A friend writes (paraphrasing and some editing)...
Michael, it is the old retail vs wholesale question. If you are Bill Gates, you think big picture. If you have $1000 to give, you take on a precise project. I took a generator to Rwanda in 1994 for an orphanage; very fulfilling project. Big help to them...If my friend and I have say, $25,000 to spend on Darfur, how should we spend it? Give to Oxfam for village aid on the Chad border, give to African Union for troops, give to Save Darfur divestiture campaign, give to lobbying to pressure US to aid a military intervention, enforce a no military-fly zone over Darfur. (It is funny that we are appealing to the US govt. like it is so limited a power, like France, not the world's superpower. Nick K's reports from Rwanda are most informing to me.) The world, UN does not want to take over running Darfur like it has in Kosovo.

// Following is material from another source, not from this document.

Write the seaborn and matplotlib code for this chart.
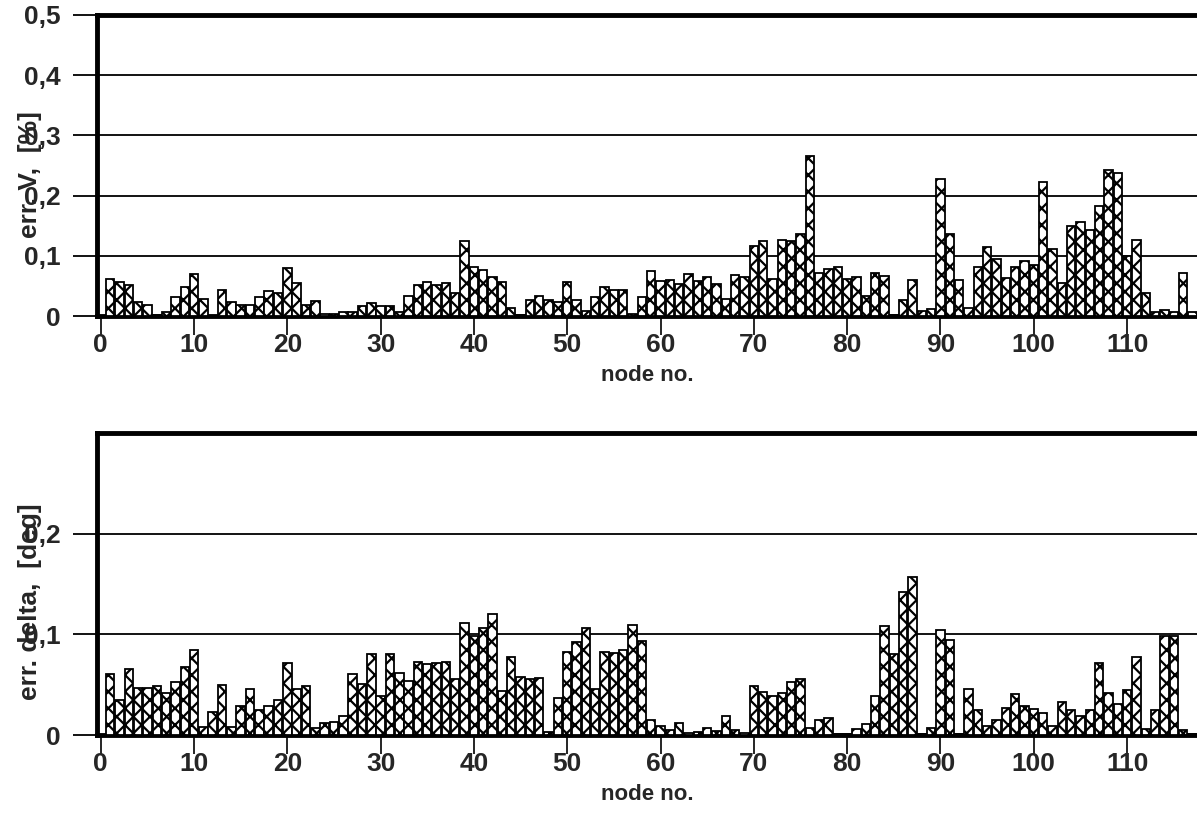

I think there are limits to the big change model: you get a model project funded, then if successful, you apply it to the big picture. When you know the big picture problems are so overwhelming, is it good faith to embark on a Sach's-like project, which by the way a Harper's article a few months ago (for subscribers only; a free description is here) was very critical of in Kenya, knowing that you cannot get funding for big picture. Is it then enough to say, "Oh, we tried." I don't have the answer here, just concerns.